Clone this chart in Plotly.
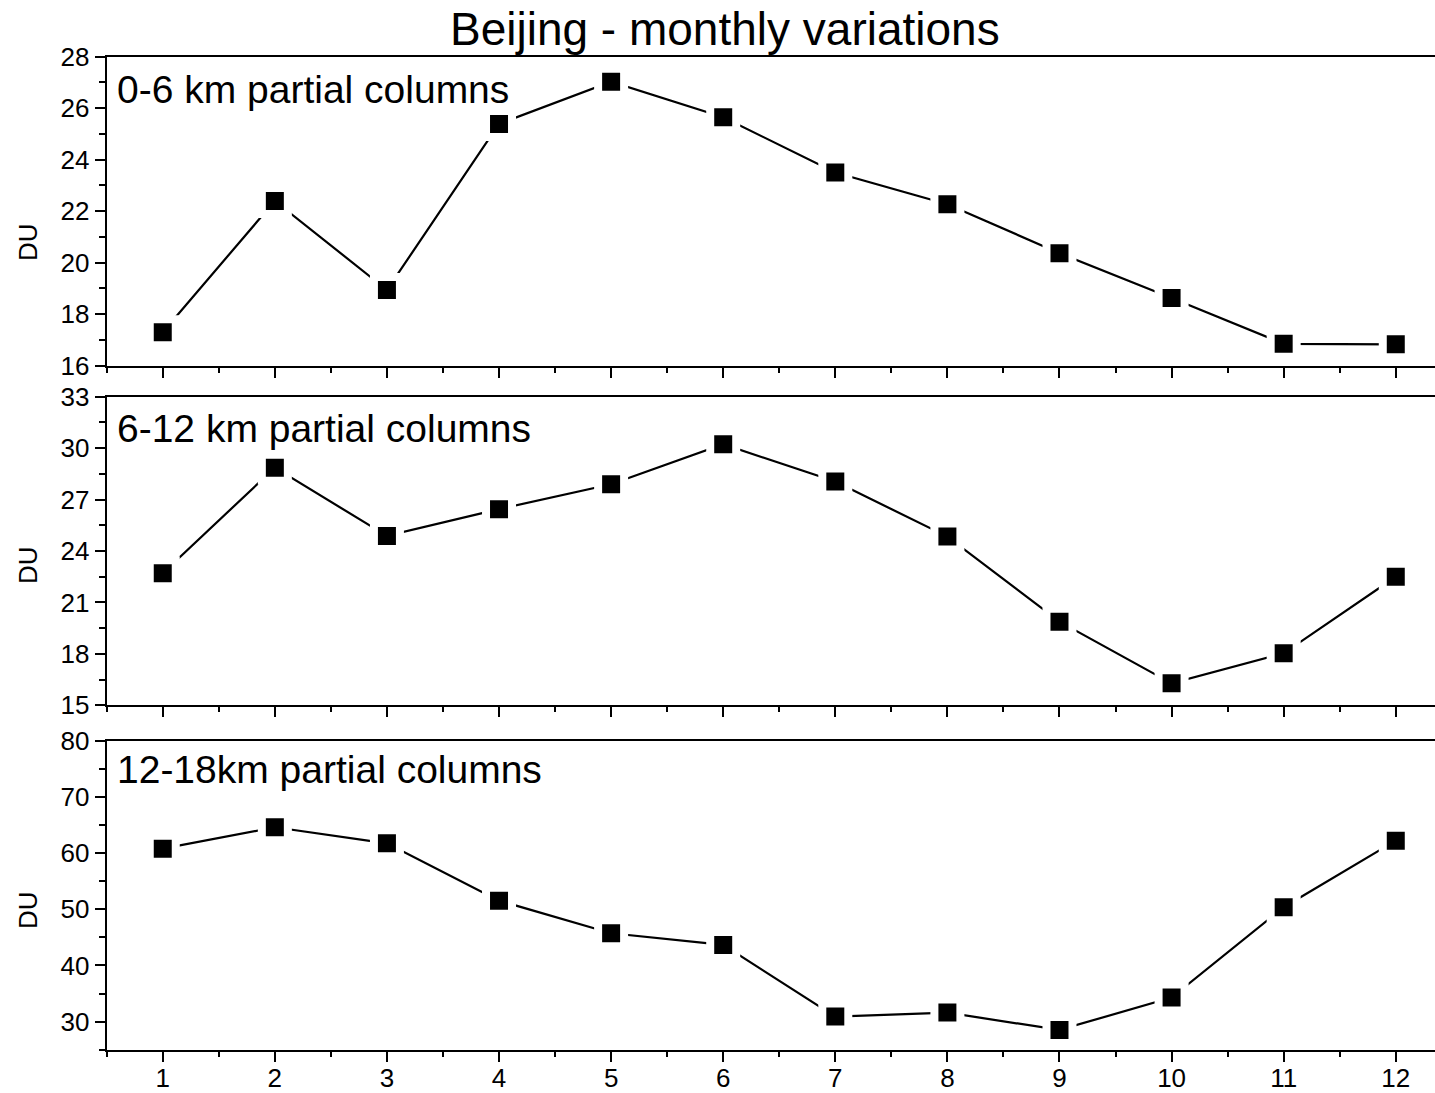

++++++

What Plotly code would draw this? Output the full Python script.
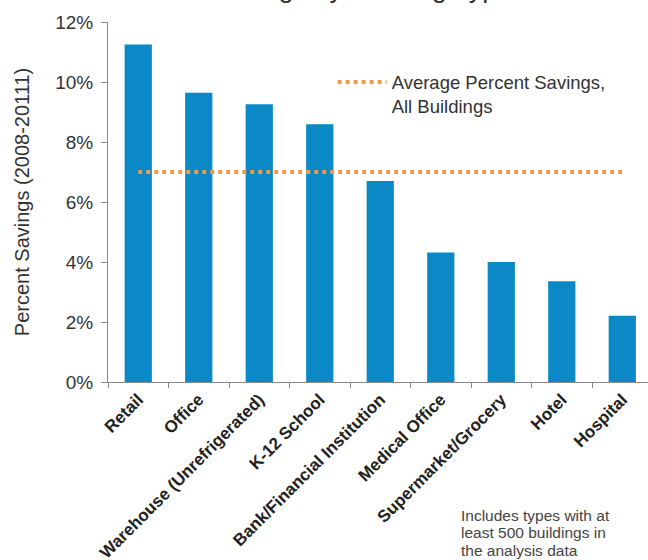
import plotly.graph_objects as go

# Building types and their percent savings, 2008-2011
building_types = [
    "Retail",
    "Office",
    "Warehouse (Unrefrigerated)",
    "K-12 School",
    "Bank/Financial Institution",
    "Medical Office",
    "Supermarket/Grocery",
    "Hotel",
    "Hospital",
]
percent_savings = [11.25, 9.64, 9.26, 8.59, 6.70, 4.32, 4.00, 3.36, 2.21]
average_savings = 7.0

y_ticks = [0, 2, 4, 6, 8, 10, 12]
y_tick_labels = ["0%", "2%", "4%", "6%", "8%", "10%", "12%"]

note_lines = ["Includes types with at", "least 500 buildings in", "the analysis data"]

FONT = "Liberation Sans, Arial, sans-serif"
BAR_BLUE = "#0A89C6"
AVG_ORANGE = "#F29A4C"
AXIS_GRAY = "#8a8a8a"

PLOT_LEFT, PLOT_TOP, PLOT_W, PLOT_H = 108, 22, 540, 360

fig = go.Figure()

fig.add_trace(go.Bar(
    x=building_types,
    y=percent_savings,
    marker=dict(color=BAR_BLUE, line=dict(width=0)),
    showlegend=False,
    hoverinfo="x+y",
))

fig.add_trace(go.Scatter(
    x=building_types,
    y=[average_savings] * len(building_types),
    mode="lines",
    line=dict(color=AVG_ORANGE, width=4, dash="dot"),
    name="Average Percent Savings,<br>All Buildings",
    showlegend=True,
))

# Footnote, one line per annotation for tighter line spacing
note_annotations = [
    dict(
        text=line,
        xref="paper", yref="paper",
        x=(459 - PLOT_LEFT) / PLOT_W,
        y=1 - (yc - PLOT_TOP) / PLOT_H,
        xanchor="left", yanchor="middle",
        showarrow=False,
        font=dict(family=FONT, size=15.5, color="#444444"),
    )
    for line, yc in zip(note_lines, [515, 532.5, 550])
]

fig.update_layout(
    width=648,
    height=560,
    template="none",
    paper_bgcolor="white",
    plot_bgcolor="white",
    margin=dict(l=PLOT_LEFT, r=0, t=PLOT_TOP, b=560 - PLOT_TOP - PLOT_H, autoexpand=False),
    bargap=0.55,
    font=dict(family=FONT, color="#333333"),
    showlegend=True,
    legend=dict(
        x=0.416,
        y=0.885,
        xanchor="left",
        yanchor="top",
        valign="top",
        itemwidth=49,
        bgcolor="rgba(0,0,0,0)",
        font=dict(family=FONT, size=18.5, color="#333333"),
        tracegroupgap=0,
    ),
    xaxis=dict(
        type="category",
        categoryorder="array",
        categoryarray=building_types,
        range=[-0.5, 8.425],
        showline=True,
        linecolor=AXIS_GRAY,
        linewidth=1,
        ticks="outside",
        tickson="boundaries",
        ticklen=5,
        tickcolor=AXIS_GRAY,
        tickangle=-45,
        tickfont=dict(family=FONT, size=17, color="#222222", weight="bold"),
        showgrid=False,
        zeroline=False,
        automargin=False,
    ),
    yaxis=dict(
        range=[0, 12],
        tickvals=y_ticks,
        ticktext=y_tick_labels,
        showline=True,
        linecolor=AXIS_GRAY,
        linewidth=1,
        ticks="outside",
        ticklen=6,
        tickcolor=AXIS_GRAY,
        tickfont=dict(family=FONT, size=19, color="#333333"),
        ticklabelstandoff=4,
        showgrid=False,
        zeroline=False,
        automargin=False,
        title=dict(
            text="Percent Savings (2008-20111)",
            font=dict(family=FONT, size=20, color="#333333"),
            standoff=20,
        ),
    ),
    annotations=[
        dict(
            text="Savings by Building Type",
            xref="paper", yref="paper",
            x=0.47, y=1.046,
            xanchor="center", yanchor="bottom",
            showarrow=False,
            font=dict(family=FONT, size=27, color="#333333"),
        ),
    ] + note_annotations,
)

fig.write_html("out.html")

++++++

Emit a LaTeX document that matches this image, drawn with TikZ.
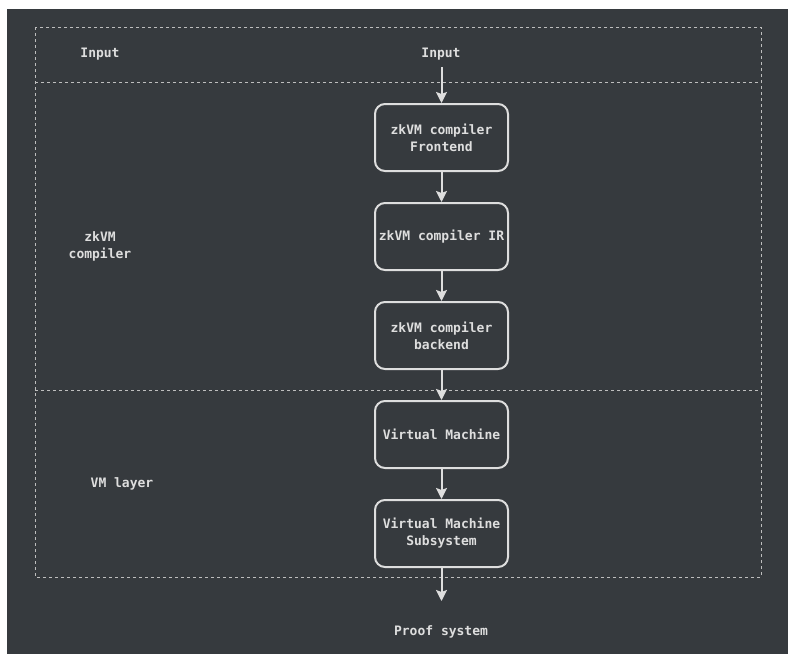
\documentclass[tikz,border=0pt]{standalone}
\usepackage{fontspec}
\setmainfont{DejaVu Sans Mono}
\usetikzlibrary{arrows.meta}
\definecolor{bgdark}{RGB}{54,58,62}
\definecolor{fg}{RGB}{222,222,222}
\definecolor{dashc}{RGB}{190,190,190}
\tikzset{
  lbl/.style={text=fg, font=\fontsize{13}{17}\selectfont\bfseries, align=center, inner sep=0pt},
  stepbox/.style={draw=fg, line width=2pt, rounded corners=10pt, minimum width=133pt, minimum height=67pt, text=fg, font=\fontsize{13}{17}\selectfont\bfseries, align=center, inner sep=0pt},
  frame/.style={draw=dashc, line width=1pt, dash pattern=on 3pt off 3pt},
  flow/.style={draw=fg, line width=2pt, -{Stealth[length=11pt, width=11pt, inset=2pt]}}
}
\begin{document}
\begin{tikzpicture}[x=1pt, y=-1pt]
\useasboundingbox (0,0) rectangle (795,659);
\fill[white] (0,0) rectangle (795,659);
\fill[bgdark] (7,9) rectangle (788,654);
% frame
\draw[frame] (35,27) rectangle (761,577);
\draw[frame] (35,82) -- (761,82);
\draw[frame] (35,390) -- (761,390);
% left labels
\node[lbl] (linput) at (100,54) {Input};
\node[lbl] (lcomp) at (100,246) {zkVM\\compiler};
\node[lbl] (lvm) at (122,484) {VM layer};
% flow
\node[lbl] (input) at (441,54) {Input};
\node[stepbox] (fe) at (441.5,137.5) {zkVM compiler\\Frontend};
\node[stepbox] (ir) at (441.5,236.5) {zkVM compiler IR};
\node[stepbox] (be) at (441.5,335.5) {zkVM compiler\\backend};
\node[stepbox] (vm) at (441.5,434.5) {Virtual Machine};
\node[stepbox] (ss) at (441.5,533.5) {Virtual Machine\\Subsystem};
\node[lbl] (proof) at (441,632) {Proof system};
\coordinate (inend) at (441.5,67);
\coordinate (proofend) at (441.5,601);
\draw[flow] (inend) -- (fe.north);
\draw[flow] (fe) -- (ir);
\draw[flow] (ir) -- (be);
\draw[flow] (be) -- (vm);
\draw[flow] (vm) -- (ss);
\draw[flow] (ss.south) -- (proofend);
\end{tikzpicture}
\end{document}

++++++

→ **AIM**: Keep to the lines above from the line with "What Plotly code" to the line with "fig = go.Figure()", and set down exactly those, inclusive, with nothing else and every picture left out.

→ **WORKED ANSWER**:
What Plotly code would draw this? Output the full Python script.
import plotly.graph_objects as go

# Building types and their percent savings, 2008-2011
building_types = [
    "Retail",
    "Office",
    "Warehouse (Unrefrigerated)",
    "K-12 School",
    "Bank/Financial Institution",
    "Medical Office",
    "Supermarket/Grocery",
    "Hotel",
    "Hospital",
]
percent_savings = [11.25, 9.64, 9.26, 8.59, 6.70, 4.32, 4.00, 3.36, 2.21]
average_savings = 7.0

y_ticks = [0, 2, 4, 6, 8, 10, 12]
y_tick_labels = ["0%", "2%", "4%", "6%", "8%", "10%", "12%"]

note_lines = ["Includes types with at", "least 500 buildings in", "the analysis data"]

FONT = "Liberation Sans, Arial, sans-serif"
BAR_BLUE = "#0A89C6"
AVG_ORANGE = "#F29A4C"
AXIS_GRAY = "#8a8a8a"

PLOT_LEFT, PLOT_TOP, PLOT_W, PLOT_H = 108, 22, 540, 360

fig = go.Figure()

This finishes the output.